Estendi a conversa e perguntei sobre a possibilidade de se pensar em reduzir a produção. Ele admite que é uma conversa antiga, mas acredita fortemente que as próximas gerações serão capazes de mudar muita coisa. Porque os jovens pensam diferente:
“Talvez seja uma conversa antiga, mas nem todo mundo ouviu. A maneira como nós compramos, a maneira como nós vendemos, precisamos cuidar mais dos meios alternativos de se fazer isso, como o uso das energias alternativas. O próximo Congresso das Câmaras Comerciais, que será em Dubai (2021), pode mostrar que estas soluções existem.
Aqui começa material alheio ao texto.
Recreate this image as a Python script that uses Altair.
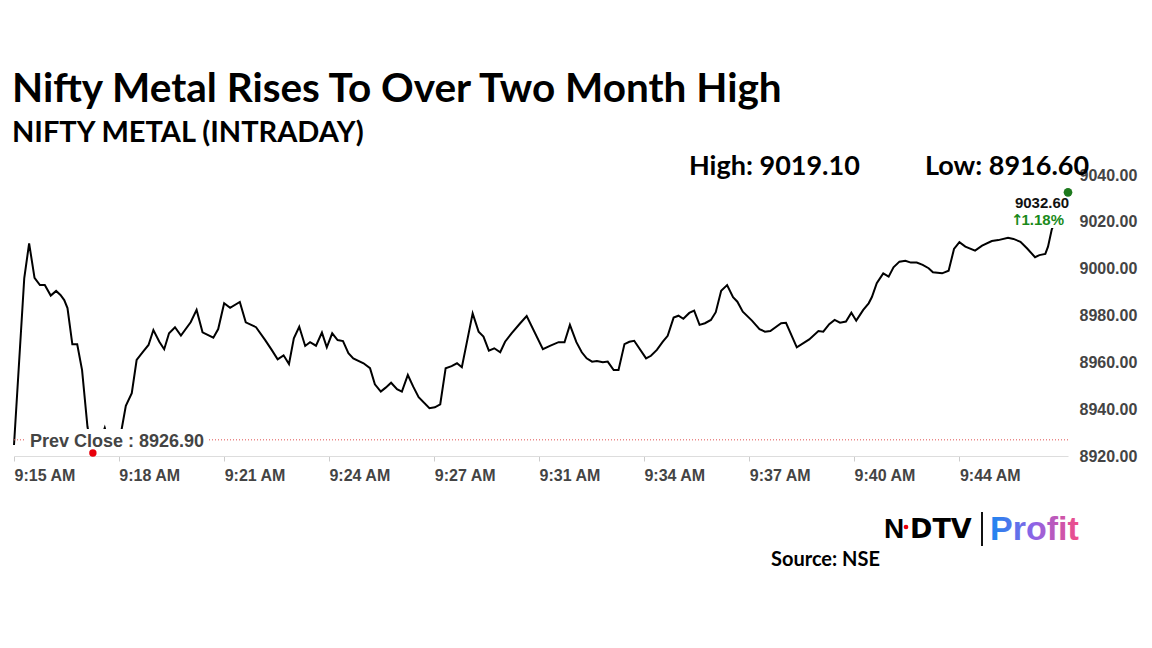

Porque todo mundo fala sobre Metas do Desenvolvimento Sustentável, mas é preciso que digam exatamente o que querem que se faça: todo mundo tem grandes ideias, mas ninguém sabe como colocá-las em prática. Eu acredito fortemente na nova geração e penso que os próximos vinte anos serão diferentes”, disse-me Hamad Buani.
Mas, será que a geração nova terá ouvidos para dialogar com a geração mais velha? Esta foi uma dúvida levantada por um médio empresário da Jordânia que estava na plateia. Infelizmente não houve tempo para mais colocações, o que sempre ajuda a enriquecer qualquer encontro.
No acordo coletivo que assinaram, os representantes de Câmaras de Comércio de todo o mundo admitem que seus negócios dependem de um ecossistema global estável, saudável. E que este enorme desafio só será conseguido se todo mundo entrar no barco.
Não é uma mensagem direta, mas entendi como um forte recado ao presidente Donald Trump, que decidiu não assinar o Acordo de Paris.
Mesmo com uma sensação de já ter ouvido as mesmas coisas em outros tantos momentos, saí do hotel me sentindo mais animada do que entrei. É sempre bom que o tema das mudanças climáticas tome espaços cada vez mais importantes e seja debatido por quem pode tomar iniciativas. E o fato de a ONU estar querendo também mudar sua rotina, para abarcar cidadãos comuns nos encontros do clima, é uma boa novidade. Sigamos com o assunto em pauta.